While the admissions office is still counting the applications for regular decision into the University, we’ve received the numbers for early decision. 3,110 students applied, an increase of 3 percent from last year’s 3,015 applicants, according to a report released by the undergraduate admissions office. This year, 1,139 applicants were offered admission, with an acceptance rate of 36.6 percent, down from 38.9 percent two years ago but the same rate as last year.
Update: We received updated numbers, which can be found in this new blog post.
A pdf of the one-page report from the admissions office is provided at the bottom of this page. We hope to have regular decision numbers within a few days. It’ll probably be no surprise at all to anyone that Cornell’s acceptance rate continues to drop; but is that a factor of Cornell’s increasing popularity, or just an indication that there are more people who want to get into college and everyone is feeling the crunch?

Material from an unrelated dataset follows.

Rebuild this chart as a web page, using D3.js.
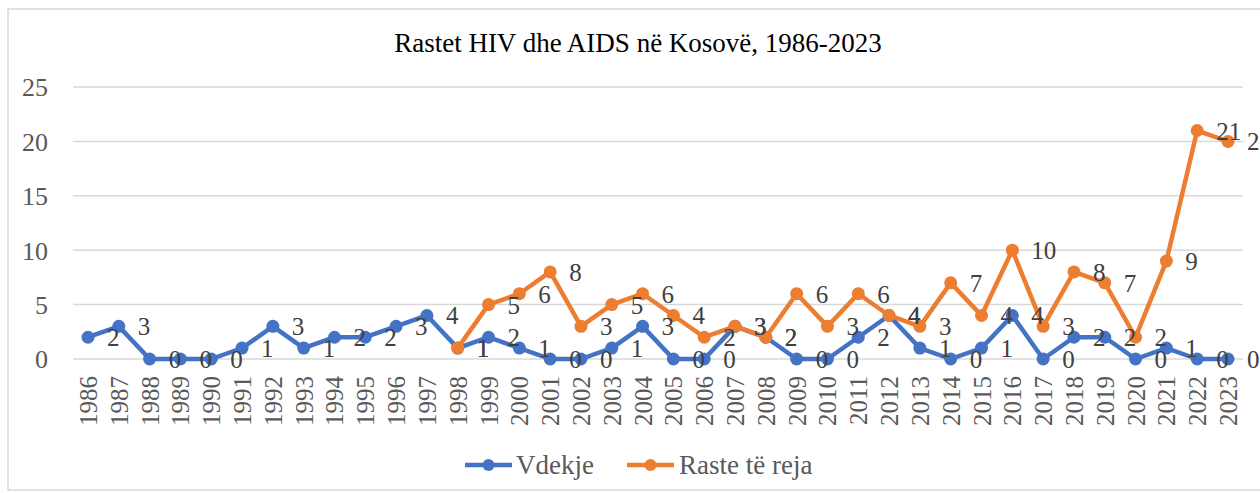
<!DOCTYPE html>
<html><head><meta charset="utf-8">
<script src="https://cdn.jsdelivr.net/npm/d3@7"></script>
<style>
html,body{margin:0;padding:0;background:#fff;overflow:hidden}
svg text{font-family:"Liberation Serif","Times New Roman",Tinos,"DejaVu Serif",serif !important;}
</style>
</head><body>
<svg id="chart" width="1260" height="493"></svg>
<script>
const years = [1986,1987,1988,1989,1990,1991,1992,1993,1994,1995,1996,1997,1998,1999,2000,2001,2002,2003,2004,2005,2006,2007,2008,2009,2010,2011,2012,2013,2014,2015,2016,2017,2018,2019,2020,2021,2022,2023];
const vdekje = [2,3,0,0,0,1,3,1,2,2,3,4,1,2,1,0,0,1,3,0,0,3,2,0,0,2,4,1,0,1,4,0,2,2,0,1,0,0];
const rasteYears = [1998,1999,2000,2001,2002,2003,2004,2005,2006,2007,2008,2009,2010,2011,2012,2013,2014,2015,2016,2017,2018,2019,2020,2021,2022,2023];
const rasteTeReja = [1,5,6,8,3,5,6,4,2,3,2,6,3,6,4,3,7,4,10,3,8,7,2,9,21,20];
const yTicks = [0,5,10,15,20,25];
const title = "Rastet HIV dhe AIDS në Kosovë, 1986-2023";
const seriesNames = ["Vdekje","Raste të reja"];
const colors = ["#4472C4","#ED7D31"];

const svg = d3.select("#chart");

svg.append("rect").attr("x",8).attr("y",9).attr("width",1270).attr("height",481)
  .attr("fill","#fff").attr("stroke","#d9d9d9").attr("stroke-width",1.5);

const x = d3.scalePoint().domain(years).range([72.6,1243.4]).padding(0.5);
const y = d3.scaleLinear().domain([0,25]).range([359,87]);

// gridlines
svg.append("g").selectAll("line").data(yTicks).join("line")
  .attr("x1",73).attr("x2",1243).attr("y1",d=>y(d)).attr("y2",d=>y(d))
  .attr("stroke","#d9d9d9").attr("stroke-width",1.5);

// y axis labels
const yAxis = d3.axisLeft(y).tickValues(yTicks).tickSize(0).tickPadding(0);
const gy = svg.append("g").attr("transform","translate(48,0)").call(yAxis);
gy.select(".domain").remove();
gy.selectAll("text").attr("font-size",26).attr("fill","#595959")
  .attr("dy","0.34em");

// x axis labels
const xAxis = d3.axisBottom(x).tickSize(0).tickPadding(0);
const gx = svg.append("g").attr("transform","translate(0,376)").call(xAxis);
gx.select(".domain").remove();
gx.selectAll("text").attr("font-size",25).attr("fill","#595959")
  .attr("transform","rotate(-90)").attr("text-anchor","end")
  .attr("x",0).attr("y",0).attr("dy","0.34em");

// title
svg.append("text").attr("x",638).attr("y",52).attr("text-anchor","middle")
  .attr("font-size",27).attr("fill","#000").text(title);

const line = d3.line().x(d=>x(d.year)).y(d=>y(d.v));
const s1 = years.map((yr,i)=>({year:yr,v:vdekje[i]}));
const s2 = rasteYears.map((yr,i)=>({year:yr,v:rasteTeReja[i]}));
const series = [s1,s2];

series.forEach((s,k)=>{
  svg.append("path").datum(s).attr("d",line).attr("fill","none")
    .attr("stroke",colors[k]).attr("stroke-width",4.5).attr("stroke-linejoin","round");
  svg.append("g").selectAll("circle").data(s).join("circle")
    .attr("cx",d=>x(d.year)).attr("cy",d=>y(d.v)).attr("r",6.5).attr("fill",colors[k]);
});
series.forEach((s,k)=>{
  svg.append("g").selectAll("text").data(s).join("text")
    .attr("x",d=>x(d.year)+19).attr("y",d=>y(d.v)).attr("dy","0.36em")
    .attr("font-size",25).attr("fill","#404040")
    .text(d=>d.v);
});

// legend
const leg = [{x0:465,tx:516},{x0:627,tx:679}];
leg.forEach((l,k)=>{
  svg.append("line").attr("x1",l.x0).attr("x2",l.x0+47).attr("y1",465).attr("y2",465)
    .attr("stroke",colors[k]).attr("stroke-width",4.5);
  svg.append("circle").attr("cx",l.x0+23.5).attr("cy",465).attr("r",6).attr("fill",colors[k]);
  svg.append("text").attr("x",l.tx).attr("y",474).attr("font-size",27)
    .attr("fill","#595959").text(seriesNames[k]);
});
</script>
</body></html>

Interestingly, the report also noted that 53 percent of accepted students were male, while 47 percent were female. While the national trend has been leaning toward more women on college campuses—42 percent of students in the US are men according to one report in 2006 by the New York Times—Cornell’s ratio of men to women has held steadily equal for a significant number of years. The class of 2011 had 48 percent women and 52 percent men upon matriculation. So why the huge gap in admissions? The Sun reported that the 2006 issue of the report released by Cornell’s Institutional Research and Planning Division shows that the proportion of women enrolled in the College of Human Ecology is 75 percent, while female enrollment in the College of Engineering is 28 percent. Cornell’s excuse at the time seems to be that since we offer such a large variety of programs, it’s hard to say what kind of people we’ll attract. If we are consistently attracting and bringing in many more male students than female students, unlike the general trend in American higher education, does that not sound an alarm? Why would Cornell appeal at face value more easily to males than to females? Shouldn’t a wide variety of programs mean that the gender gap in subjects like engineering would be counterbalanced by female-friendly subjects?
Some of you may remember the controversy over the early application process, particularly when Harvard, and a number of other top-tier schools, announced they would be scrapping the early admissions system starting Fall 2007. Although the administration seriously considered it, Cornell benefits more from its Early Decision admissions program than Harvard. Our early admissions locks in some of the most qualified students, and has typically made up one-third of the entire class. It doesn’t look like it’s going away anytime soon, although it’ll take time to see any benefits the likes of Harvard, Princeton and UVa have garnered from dropping early admissions.
Update: I incorrectly identified that 38.9 percent was the early admissions acceptance rate for the class of 2011. In fact the rate was 36.6 percent for both the class of 2011 as well as the pending class of 2012. Correction appended.